Monday, March 10, 2008

Should they all have hailed Macbeth?


Honey, where's the ketchup? Kate Fleetwood and Patrick Stewart clean up in the kitchen.

I know, what's done cannot be undone; still, I wish someone had thrown some sort of critical obstruction in the way of Patrick Stewart's Macbeth, now at the Brooklyn Academy of Music; they might have spared me $100 and an evening of rock-concert-level aural histrionics. But the critics spoke with almost one voice (except for Leonard Jacobs over at the Clyde Fitch Report): "fearsome insight and theatrical fire" (NY Times); "inspired . . . frenzied . . . symphonic" (The New Yorker); "directorial inventiveness matched by brilliant acting" (The Guardian).

To be fair, some of the gush is understandable, because this Macbeth is, indeed, brilliantly staged by director Rupert Goold, who crams in coups de théâtre almost cheek-by-jowl. As you probably know by now, the show conjures a kind of British Stalinist dystopia via a chilly, Saw-esque hospital/kitchen set, which the three witches prowl relentlessly as nurses, technicians, or cooks. Some of Goold's gambits, are, alas, ridiculous - as when the witches start to rap - but many others are sublime, including the weird sisters' dispatch of the Bloody Captain, the appearance/disappearance of Banquo's ghost, and the video projections of Birnam Wood (into which Malcolm's army vanishes in its camouflage fatigues).
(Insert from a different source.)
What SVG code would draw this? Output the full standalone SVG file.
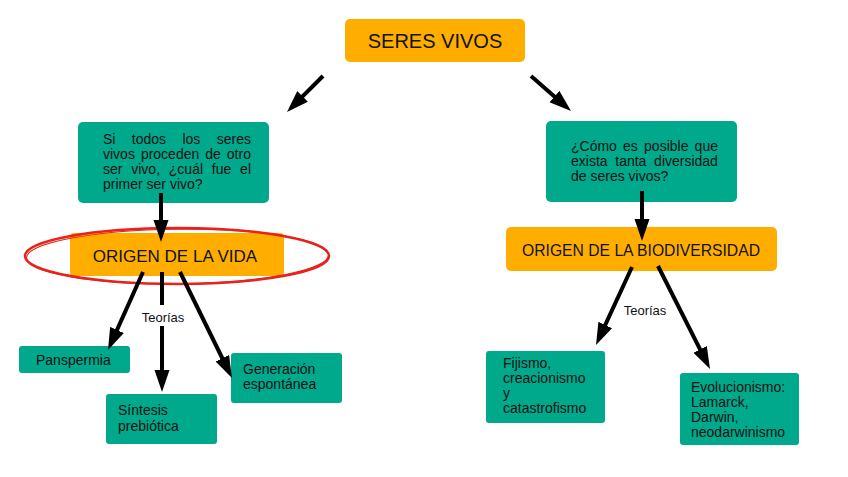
<svg xmlns="http://www.w3.org/2000/svg" width="848" height="477" viewBox="0 0 848 477">
<style>
.g{fill:#00A98B}
.o{fill:#FFAE00}
text{font-family:"Liberation Sans",Arial,sans-serif;fill:#111}
.t14{font-size:14px}
.lbl{font-size:13px}
.c{stroke:#000;stroke-width:4;fill:none;marker-end:url(#ah)}
</style>
<defs>
<marker id="ah" markerUnits="userSpaceOnUse" markerWidth="24" markerHeight="16" refX="12" refY="7.5" orient="auto" viewBox="0 0 24 16">
<path d="M0,0 L22,7.5 L0,15 z" fill="#000"/>
</marker>
</defs>
<rect width="848" height="477" fill="#fff"/>
<g id="seres-vivos">
<rect class="o" x="345" y="19" width="180" height="43" rx="5"/>
<text x="435" y="48" font-size="20" text-anchor="middle">SERES VIVOS</text>
</g>
<g id="pregunta-vida">
<rect class="g" x="78" y="122" width="191" height="81" rx="5"/>
<text class="t14" x="103" y="144" word-spacing="12.5">Si todos los seres</text>
<text class="t14" x="103" y="159" word-spacing="2.1">vivos proceden de otro</text>
<text class="t14" x="103" y="174" word-spacing="4.9">ser vivo, ¿cuál fue el</text>
<text class="t14" x="103" y="189">primer ser vivo?</text>
</g>
<g id="origen-vida">
<rect class="o" x="70" y="233" width="214" height="43" rx="4"/>
<text x="175" y="262" font-size="17" text-anchor="middle">ORIGEN DE LA VIDA</text>
<ellipse cx="177" cy="256" rx="152" ry="28" fill="none" stroke="#E8231B" stroke-width="2.5"/>
<ellipse cx="177.5" cy="256.5" rx="151" ry="27.3" fill="none" stroke="#E8231B" stroke-width="1" transform="rotate(-0.6 177 256)"/>
</g>
<g id="panspermia">
<rect class="g" x="19" y="346" width="111" height="27" rx="3"/>
<text class="t14" x="36" y="365">Panspermia</text>
</g>
<g id="sintesis">
<rect class="g" x="106" y="394" width="111" height="50" rx="3"/>
<text class="t14" x="118" y="415">Síntesis</text>
<text class="t14" x="118" y="431">prebiótica</text>
</g>
<g id="generacion">
<rect class="g" x="231" y="353" width="111" height="50" rx="3"/>
<text class="t14" x="243" y="374">Generación</text>
<text class="t14" x="243" y="389">espontánea</text>
</g>
<g id="pregunta-biodiversidad">
<rect class="g" x="546" y="121" width="191" height="81" rx="5"/>
<text class="t14" x="571" y="151" word-spacing="2.3">¿Cómo es posible que</text>
<text class="t14" x="571" y="166" word-spacing="3.8">exista tanta diversidad</text>
<text class="t14" x="571" y="181">de seres vivos?</text>
</g>
<g id="origen-biodiversidad">
<rect class="o" x="506" y="227" width="271" height="44" rx="5"/>
<text x="641" y="256" font-size="15.7" text-anchor="middle">ORIGEN DE LA BIODIVERSIDAD</text>
</g>
<g id="fijismo">
<rect class="g" x="486" y="351" width="119" height="72" rx="3"/>
<text class="t14" x="503" y="368">Fijismo,</text>
<text class="t14" x="503" y="383">creacionismo</text>
<text class="t14" x="503" y="398">y</text>
<text class="t14" x="503" y="413">catastrofismo</text>
</g>
<g id="evolucionismo">
<rect class="g" x="680" y="373" width="119" height="72" rx="3"/>
<text class="t14" x="691" y="392">Evolucionismo:</text>
<text class="t14" x="691" y="407">Lamarck,</text>
<text class="t14" x="691" y="422">Darwin,</text>
<text class="t14" x="691" y="437">neodarwinismo</text>
</g>
<g id="connectors">
<line class="c" x1="323" y1="76" x2="294.1" y2="104.9"/>
<line class="c" x1="531" y1="76" x2="563.5" y2="104.4"/>
<line class="c" x1="161" y1="193" x2="161" y2="232"/>
<line class="c" x1="642" y1="191" x2="642" y2="231"/>
<line class="c" x1="143" y1="272" x2="112.1" y2="340.9"/>
<line x1="162" y1="272" x2="162" y2="305" stroke="#000" stroke-width="4"/>
<line class="c" x1="162" y1="326" x2="162" y2="382"/>
<line class="c" x1="180" y1="272" x2="227.6" y2="369"/>
<line class="c" x1="632" y1="267" x2="600.2" y2="335.9"/>
<line class="c" x1="658" y1="266" x2="705.5" y2="360.1"/>
<text class="lbl" x="163" y="322" text-anchor="middle">Teorías</text>
<text class="lbl" x="645" y="315" text-anchor="middle">Teorías</text>
</g>
</svg>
But staging tricks can only get you so far, even when they come at you with such distracting rapidity (and volume). The sad truth is that Patrick Stewart makes a weatheredly sexy but emotionally flat Macbeth, and the seemingly-more-able Kate Fleetwood (perhaps as a result) basically flails about as Lady M, and no amount of rock-show fog or spurting blood can obscure that. Stewart seems to have taken a kind of whimsical nihilism as the be-all and end-all of his portrayal - which leads to a few intriguingly insightful laughs toward the finish, but little more; essentially, his arc is drastically foreshortened, then toyed with for two hours. We hear little of Macbeth's famous poetry (he's arguably Shakespeare's most poetic hero), and see even less of his descent into savagery; it's all cool, slightly cracked business-as-usual for Stewart, whom we half-expect to hear tell his murderous henchmen, "Make it so!" Stewart even willfully restyled Macbeth's final moment into a kind of suicide, which of course was all of a piece with his earlier despair - but, um, isn't change the essence of drama? Somehow I thought so. As for Fleetwood, I'd love to see her do this role again - she has a strikingly icy gonzo hauteur - only perhaps against an actor who can relate to her onstage. There was, in fact, only one memorable performance in the show - Michael Feast made a dramatic feast of Macduff, expertly articulating the most difficult moment in the text (Macduff's reaction to the news of his murdered children), and remaining intriguingly vulnerable to Macbeth's foul fiend to the finish. Now his is a Macbeth I'd like to see, but I suppose he'll have to pilot a television show - or maybe a starship - before I get the chance.